_Instructions for the task_. Leave out the pictures, and write out exactly the lines from the beginning of the material to the line holding "capprops=dict(color=RED, linewidth=1.2), capwidths=0.2)", that line included, and nothing else.

_Given information_.
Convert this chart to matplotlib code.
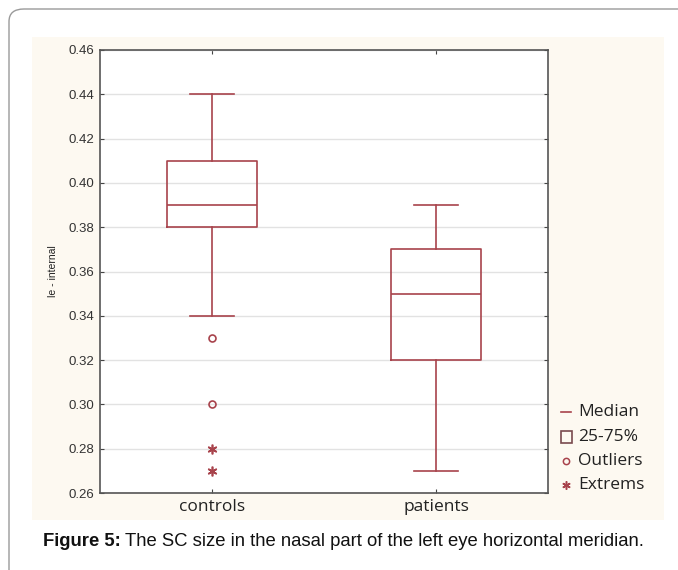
import matplotlib
matplotlib.use("Agg")
import matplotlib.pyplot as plt
from matplotlib.patches import FancyBboxPatch, Rectangle
from matplotlib.lines import Line2D

categories = ["controls", "patients"]
whisker_low = [0.34, 0.27]
q1 = [0.38, 0.32]
median = [0.39, 0.35]
q3 = [0.41, 0.37]
whisker_high = [0.44, 0.39]
outliers = [[0.33, 0.30], []]
extremes = [[0.28, 0.27], []]
yticks = [0.26, 0.28, 0.30, 0.32, 0.34, 0.36, 0.38, 0.40, 0.42, 0.44, 0.46]
legend_labels = ["Median", "25-75%", "Outliers", "Extrems"]

RED = "#a8434c"
CREAM = "#fdf9f1"
W, H = 678, 570

fig = plt.figure(figsize=(W / 100, H / 100), dpi=100)
fig.patch.set_facecolor("white")

def fx(x):
    return x / W

def fy(y):
    return 1 - y / H

# outer rounded frame
frame = FancyBboxPatch((fx(9), fy(590)), fx(700), 590 / H - 9 / H,
                       boxstyle="round,pad=0,rounding_size=0.022",
                       transform=fig.transFigure, facecolor="white",
                       edgecolor="#9a9a9a", linewidth=1.0, zorder=0)
fig.add_artist(frame)
# cream panel
panel = Rectangle((fx(32), fy(520)), fx(664 - 32), (520 - 37) / H,
                  transform=fig.transFigure, facecolor=CREAM,
                  edgecolor="none", zorder=0.5)
fig.add_artist(panel)

ax = fig.add_axes([fx(100), fy(493), fx(548 - 100), (493 - 50) / H])
ax.set_facecolor("white")
ax.set_zorder(2)

stats = []
for i, c in enumerate(categories):
    stats.append(dict(label=c, whislo=whisker_low[i], q1=q1[i], med=median[i],
                      q3=q3[i], whishi=whisker_high[i], fliers=[]))
positions = list(range(1, len(categories) + 1))
ax.bxp(stats, positions=positions, widths=0.4, showfliers=False,
       boxprops=dict(color=RED, linewidth=1.2),
       medianprops=dict(color=RED, linewidth=1.2),
       whiskerprops=dict(color=RED, linewidth=1.2),
       capprops=dict(color=RED, linewidth=1.2), capwidths=0.2)

for i, p in enumerate(positions):
    if outliers[i]:
        ax.plot([p] * len(outliers[i]), outliers[i], linestyle="none",
                marker="o", markersize=5, markerfacecolor="none",
                markeredgecolor=RED, markeredgewidth=1.2, zorder=3)
    if extremes[i]:
        ax.plot([p] * len(extremes[i]), extremes[i], linestyle="none",
                marker=(6, 2, 0), markersize=7, markeredgecolor=RED,
                markeredgewidth=1.2, zorder=3)

ax.set_xlim(0.5, 2.5)
ax.set_ylim(yticks[0], yticks[-1])
ax.set_yticks(yticks)
ax.set_yticklabels([f"{v:.2f}" for v in yticks], fontsize=9.5,
                   family="Liberation Sans", color="#333333")
ax.set_xticks(positions)
ax.set_xticklabels(categories, fontsize=12.5, family="Open Sans", color="#222222")
ax.yaxis.grid(True, color="#e2e2e2", linewidth=1.0)
ax.set_axisbelow(True)
ax.tick_params(axis="both", direction="in", length=3, color="#444444",
               top=True, right=True, pad=4)
ax.tick_params(axis="x", pad=4)
for s in ax.spines.values():
    s.set_color("#555555")
    s.set_linewidth(1.2)
ax.set_ylabel("le - internal", fontsize=7.5, family="Liberation Sans",
              color="#222222", labelpad=8)

# legend (manual)
leg_y = [412, 437, 461, 485]
mx = fx(566)
tx = fx(578)
fig.add_artist(Line2D([fx(561), fx(571)], [fy(leg_y[0])] * 2,
                      transform=fig.transFigure, color=RED, linewidth=1.2))
fig.add_artist(Rectangle((fx(561), fy(leg_y[1] + 6)), fx(11), 12 / H,
                         transform=fig.transFigure, facecolor="none",
                         edgecolor="#7a4a4e", linewidth=1.2))
fig.add_artist(Line2D([mx], [fy(leg_y[2])], transform=fig.transFigure,
                      marker="o", markersize=4.5, markerfacecolor="none",
                      markeredgecolor=RED, markeredgewidth=1.1, linestyle="none"))
fig.add_artist(Line2D([mx], [fy(leg_y[3])], transform=fig.transFigure,
                      marker=(6, 2, 0), markersize=6, markeredgecolor=RED,
                      markeredgewidth=1.1, linestyle="none"))
for lbl, y in zip(legend_labels, leg_y):
    fig.text(tx, fy(y), lbl, fontsize=12.5, family="Open Sans", color="#222222",
             va="center", ha="left")

# caption
cap_y = fy(541)
t1 = fig.text(fx(43), cap_y, "Figure 5:", fontsize=13.3, family="Liberation Sans",
              weight="bold", va="center", ha="left", color="#111111")
fig.canvas.draw()
bb = t1.get_window_extent()
fig.text(bb.x1 / W + fx(4), cap_y,
         "The SC size in the nasal part of the left eye horizontal meridian.",
         fontsize=13.3, family="Liberation Sans", va="center", ha="left",
         color="#111111")

fig.savefig("out.png", dpi=100)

_Result of this exercise_.
Convert this chart to matplotlib code.
import matplotlib
matplotlib.use("Agg")
import matplotlib.pyplot as plt
from matplotlib.patches import FancyBboxPatch, Rectangle
from matplotlib.lines import Line2D

categories = ["controls", "patients"]
whisker_low = [0.34, 0.27]
q1 = [0.38, 0.32]
median = [0.39, 0.35]
q3 = [0.41, 0.37]
whisker_high = [0.44, 0.39]
outliers = [[0.33, 0.30], []]
extremes = [[0.28, 0.27], []]
yticks = [0.26, 0.28, 0.30, 0.32, 0.34, 0.36, 0.38, 0.40, 0.42, 0.44, 0.46]
legend_labels = ["Median", "25-75%", "Outliers", "Extrems"]

RED = "#a8434c"
CREAM = "#fdf9f1"
W, H = 678, 570

fig = plt.figure(figsize=(W / 100, H / 100), dpi=100)
fig.patch.set_facecolor("white")

def fx(x):
    return x / W

def fy(y):
    return 1 - y / H

# outer rounded frame
frame = FancyBboxPatch((fx(9), fy(590)), fx(700), 590 / H - 9 / H,
                       boxstyle="round,pad=0,rounding_size=0.022",
                       transform=fig.transFigure, facecolor="white",
                       edgecolor="#9a9a9a", linewidth=1.0, zorder=0)
fig.add_artist(frame)
# cream panel
panel = Rectangle((fx(32), fy(520)), fx(664 - 32), (520 - 37) / H,
                  transform=fig.transFigure, facecolor=CREAM,
                  edgecolor="none", zorder=0.5)
fig.add_artist(panel)

ax = fig.add_axes([fx(100), fy(493), fx(548 - 100), (493 - 50) / H])
ax.set_facecolor("white")
ax.set_zorder(2)

stats = []
for i, c in enumerate(categories):
    stats.append(dict(label=c, whislo=whisker_low[i], q1=q1[i], med=median[i],
                      q3=q3[i], whishi=whisker_high[i], fliers=[]))
positions = list(range(1, len(categories) + 1))
ax.bxp(stats, positions=positions, widths=0.4, showfliers=False,
       boxprops=dict(color=RED, linewidth=1.2),
       medianprops=dict(color=RED, linewidth=1.2),
       whiskerprops=dict(color=RED, linewidth=1.2),
       capprops=dict(color=RED, linewidth=1.2), capwidths=0.2)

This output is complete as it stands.